Brief:
Count the lines containing "this". Give the number alone.

Data:

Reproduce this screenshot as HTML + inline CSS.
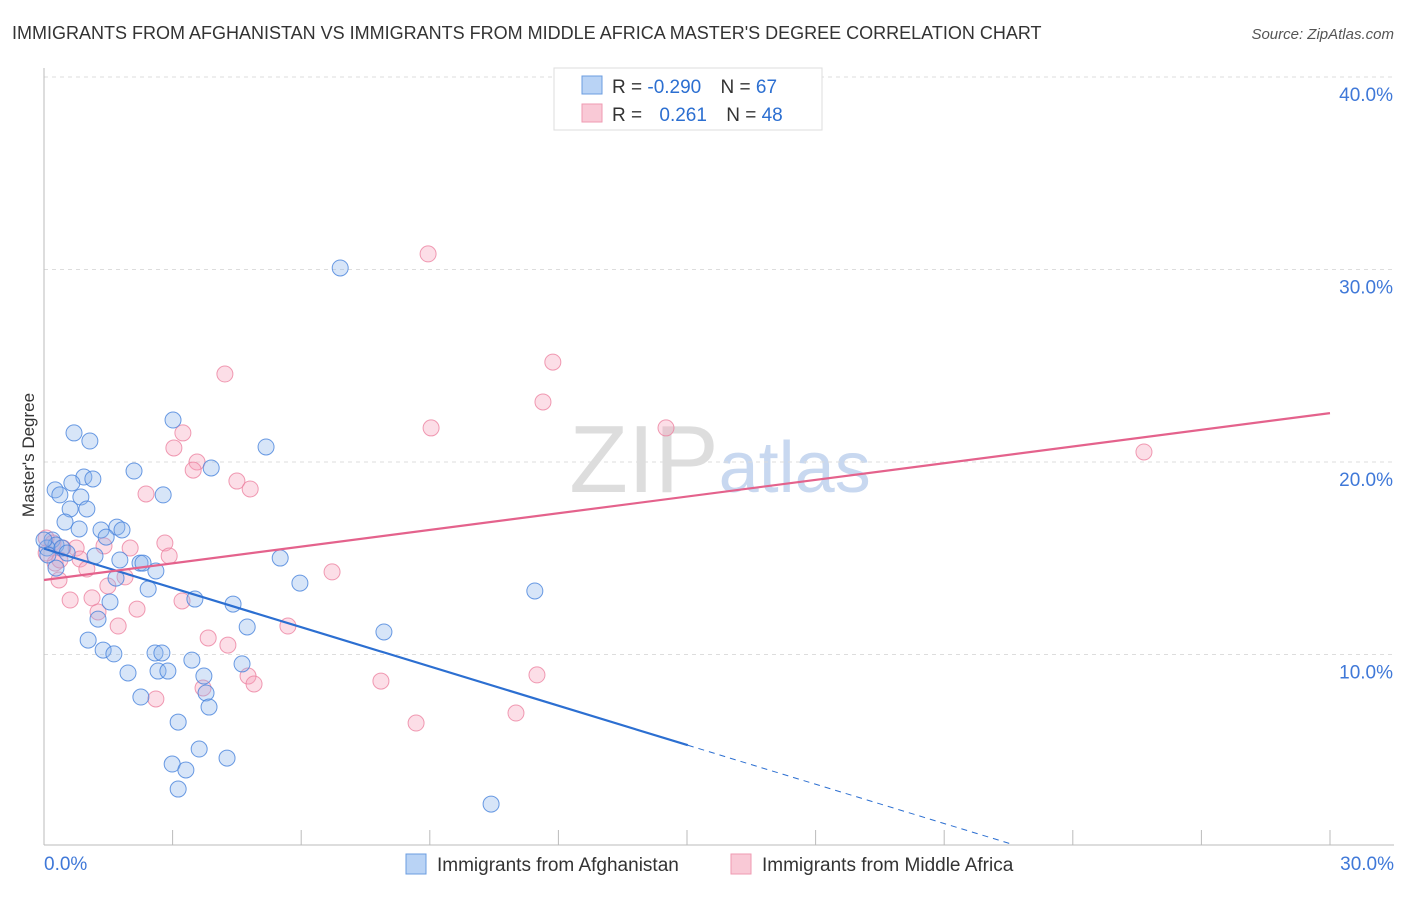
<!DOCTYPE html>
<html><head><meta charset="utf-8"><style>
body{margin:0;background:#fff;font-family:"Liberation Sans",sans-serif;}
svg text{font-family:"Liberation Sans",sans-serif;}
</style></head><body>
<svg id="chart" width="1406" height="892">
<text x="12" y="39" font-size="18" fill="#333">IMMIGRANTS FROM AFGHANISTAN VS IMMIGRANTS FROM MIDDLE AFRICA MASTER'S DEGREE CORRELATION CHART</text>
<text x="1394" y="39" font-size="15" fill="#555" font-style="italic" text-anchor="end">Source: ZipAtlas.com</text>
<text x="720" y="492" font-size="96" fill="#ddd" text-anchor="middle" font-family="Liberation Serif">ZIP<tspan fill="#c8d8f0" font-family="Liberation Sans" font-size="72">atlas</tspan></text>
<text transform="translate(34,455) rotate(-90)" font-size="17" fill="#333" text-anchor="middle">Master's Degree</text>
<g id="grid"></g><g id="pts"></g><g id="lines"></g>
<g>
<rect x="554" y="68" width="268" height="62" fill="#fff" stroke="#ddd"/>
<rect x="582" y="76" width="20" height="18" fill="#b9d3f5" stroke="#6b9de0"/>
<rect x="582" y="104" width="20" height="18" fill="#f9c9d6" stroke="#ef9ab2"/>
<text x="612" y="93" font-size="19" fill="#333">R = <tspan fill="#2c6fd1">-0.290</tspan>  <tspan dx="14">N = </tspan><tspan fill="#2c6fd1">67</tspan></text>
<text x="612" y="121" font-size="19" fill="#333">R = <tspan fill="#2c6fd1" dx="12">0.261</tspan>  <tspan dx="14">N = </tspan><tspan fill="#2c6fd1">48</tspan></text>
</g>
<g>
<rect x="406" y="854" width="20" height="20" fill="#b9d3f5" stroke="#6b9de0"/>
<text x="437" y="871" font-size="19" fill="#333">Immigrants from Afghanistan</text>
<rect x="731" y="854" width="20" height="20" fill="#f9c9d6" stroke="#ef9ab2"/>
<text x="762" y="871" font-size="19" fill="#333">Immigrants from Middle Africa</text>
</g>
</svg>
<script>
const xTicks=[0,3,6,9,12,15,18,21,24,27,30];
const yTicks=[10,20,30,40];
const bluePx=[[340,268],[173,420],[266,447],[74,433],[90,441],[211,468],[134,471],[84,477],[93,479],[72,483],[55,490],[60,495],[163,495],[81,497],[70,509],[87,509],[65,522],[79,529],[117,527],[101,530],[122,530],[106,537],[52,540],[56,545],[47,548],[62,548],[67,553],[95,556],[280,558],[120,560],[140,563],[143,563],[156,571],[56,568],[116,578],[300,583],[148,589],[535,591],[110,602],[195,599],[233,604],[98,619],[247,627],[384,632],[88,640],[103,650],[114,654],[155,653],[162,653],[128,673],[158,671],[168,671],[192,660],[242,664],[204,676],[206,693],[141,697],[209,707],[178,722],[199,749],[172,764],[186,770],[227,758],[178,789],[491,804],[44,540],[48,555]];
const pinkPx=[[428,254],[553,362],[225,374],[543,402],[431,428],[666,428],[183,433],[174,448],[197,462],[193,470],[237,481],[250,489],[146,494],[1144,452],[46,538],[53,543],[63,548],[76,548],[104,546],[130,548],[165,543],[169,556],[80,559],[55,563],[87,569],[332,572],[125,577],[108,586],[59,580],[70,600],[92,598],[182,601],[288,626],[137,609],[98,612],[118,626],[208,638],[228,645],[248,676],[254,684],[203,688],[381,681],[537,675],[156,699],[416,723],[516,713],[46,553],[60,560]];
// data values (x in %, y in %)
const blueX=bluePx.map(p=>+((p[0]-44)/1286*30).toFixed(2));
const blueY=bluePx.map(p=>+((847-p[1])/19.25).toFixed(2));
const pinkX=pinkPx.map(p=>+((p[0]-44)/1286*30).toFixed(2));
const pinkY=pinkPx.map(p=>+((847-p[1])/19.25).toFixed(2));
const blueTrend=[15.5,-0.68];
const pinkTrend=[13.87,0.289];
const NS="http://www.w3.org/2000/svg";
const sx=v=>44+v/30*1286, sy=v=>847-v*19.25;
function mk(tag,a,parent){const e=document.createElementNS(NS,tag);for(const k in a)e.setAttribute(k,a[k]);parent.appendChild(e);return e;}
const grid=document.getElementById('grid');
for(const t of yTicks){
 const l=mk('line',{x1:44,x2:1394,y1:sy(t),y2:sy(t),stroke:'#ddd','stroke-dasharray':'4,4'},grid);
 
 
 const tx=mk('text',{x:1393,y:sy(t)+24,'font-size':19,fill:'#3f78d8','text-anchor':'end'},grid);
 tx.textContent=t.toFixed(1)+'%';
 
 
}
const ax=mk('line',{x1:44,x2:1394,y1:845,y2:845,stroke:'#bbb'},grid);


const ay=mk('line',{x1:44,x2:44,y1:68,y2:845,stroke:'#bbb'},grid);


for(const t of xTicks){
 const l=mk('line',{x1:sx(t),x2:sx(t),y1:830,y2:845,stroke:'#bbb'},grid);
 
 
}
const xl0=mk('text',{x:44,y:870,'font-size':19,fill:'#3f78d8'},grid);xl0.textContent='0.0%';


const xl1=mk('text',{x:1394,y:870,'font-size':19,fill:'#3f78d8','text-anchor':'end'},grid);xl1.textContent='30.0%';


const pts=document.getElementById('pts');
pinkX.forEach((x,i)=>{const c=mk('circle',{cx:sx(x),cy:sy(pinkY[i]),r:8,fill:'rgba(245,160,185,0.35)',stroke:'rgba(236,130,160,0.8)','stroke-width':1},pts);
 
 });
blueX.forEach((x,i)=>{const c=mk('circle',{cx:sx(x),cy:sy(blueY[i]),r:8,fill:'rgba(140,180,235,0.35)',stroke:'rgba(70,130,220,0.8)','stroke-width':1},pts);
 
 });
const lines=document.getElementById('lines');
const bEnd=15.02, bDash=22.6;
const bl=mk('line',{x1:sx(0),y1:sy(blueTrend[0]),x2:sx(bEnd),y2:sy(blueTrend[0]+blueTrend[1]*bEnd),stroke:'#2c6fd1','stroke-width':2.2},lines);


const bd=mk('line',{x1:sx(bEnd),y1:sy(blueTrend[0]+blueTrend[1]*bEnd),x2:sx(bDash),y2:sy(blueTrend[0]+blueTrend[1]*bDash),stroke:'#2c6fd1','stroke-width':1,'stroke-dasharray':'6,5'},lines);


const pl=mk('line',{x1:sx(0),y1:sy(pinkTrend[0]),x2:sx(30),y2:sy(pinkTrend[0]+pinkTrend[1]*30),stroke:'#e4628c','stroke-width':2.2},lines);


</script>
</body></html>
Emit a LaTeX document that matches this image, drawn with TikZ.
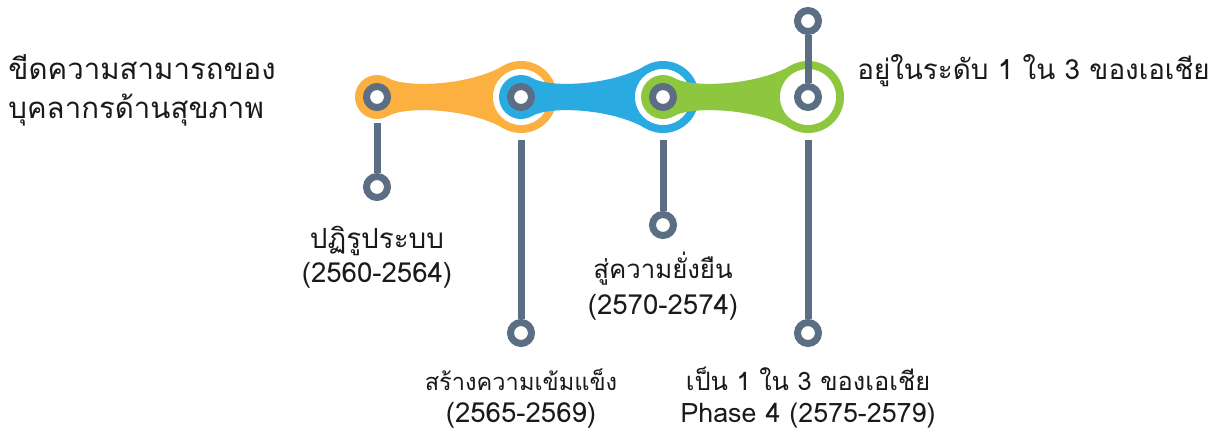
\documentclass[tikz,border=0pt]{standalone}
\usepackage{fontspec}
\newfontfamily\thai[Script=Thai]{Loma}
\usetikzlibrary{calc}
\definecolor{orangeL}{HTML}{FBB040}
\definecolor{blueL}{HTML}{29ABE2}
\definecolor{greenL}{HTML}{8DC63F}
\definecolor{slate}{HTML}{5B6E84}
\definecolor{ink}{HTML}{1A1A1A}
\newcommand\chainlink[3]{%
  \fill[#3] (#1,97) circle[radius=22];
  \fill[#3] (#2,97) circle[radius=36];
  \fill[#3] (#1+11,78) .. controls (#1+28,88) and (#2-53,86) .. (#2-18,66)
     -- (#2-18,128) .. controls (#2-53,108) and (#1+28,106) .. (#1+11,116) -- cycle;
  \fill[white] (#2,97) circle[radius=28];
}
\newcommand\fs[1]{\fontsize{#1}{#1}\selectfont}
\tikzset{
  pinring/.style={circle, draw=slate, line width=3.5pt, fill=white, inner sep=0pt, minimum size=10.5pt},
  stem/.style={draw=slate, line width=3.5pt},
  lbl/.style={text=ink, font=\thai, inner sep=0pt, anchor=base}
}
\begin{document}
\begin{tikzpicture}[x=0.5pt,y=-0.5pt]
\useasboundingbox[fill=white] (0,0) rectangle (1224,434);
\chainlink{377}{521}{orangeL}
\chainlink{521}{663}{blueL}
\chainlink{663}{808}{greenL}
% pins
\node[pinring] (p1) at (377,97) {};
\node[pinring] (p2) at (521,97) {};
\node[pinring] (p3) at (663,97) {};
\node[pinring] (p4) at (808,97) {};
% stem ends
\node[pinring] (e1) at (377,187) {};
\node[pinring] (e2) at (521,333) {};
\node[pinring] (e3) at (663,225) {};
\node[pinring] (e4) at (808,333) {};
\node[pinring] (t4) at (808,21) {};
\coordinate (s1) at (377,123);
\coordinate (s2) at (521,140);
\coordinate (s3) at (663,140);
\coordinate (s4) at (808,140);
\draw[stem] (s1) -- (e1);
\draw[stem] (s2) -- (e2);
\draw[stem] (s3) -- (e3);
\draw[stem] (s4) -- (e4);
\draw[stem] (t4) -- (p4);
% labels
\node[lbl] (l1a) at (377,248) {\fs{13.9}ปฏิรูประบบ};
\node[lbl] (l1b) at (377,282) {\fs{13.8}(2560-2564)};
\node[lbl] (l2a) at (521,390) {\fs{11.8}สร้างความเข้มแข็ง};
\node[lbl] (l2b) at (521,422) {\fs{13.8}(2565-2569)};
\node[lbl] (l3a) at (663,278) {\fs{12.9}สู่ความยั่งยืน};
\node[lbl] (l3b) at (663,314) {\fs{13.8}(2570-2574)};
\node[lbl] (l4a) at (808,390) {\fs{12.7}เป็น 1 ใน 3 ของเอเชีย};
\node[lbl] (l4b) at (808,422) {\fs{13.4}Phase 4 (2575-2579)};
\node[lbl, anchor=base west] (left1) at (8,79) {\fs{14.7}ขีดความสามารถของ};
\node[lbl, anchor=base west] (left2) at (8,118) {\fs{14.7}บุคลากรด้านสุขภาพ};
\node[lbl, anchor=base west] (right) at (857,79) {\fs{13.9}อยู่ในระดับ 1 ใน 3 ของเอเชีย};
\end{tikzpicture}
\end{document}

Complete response:
2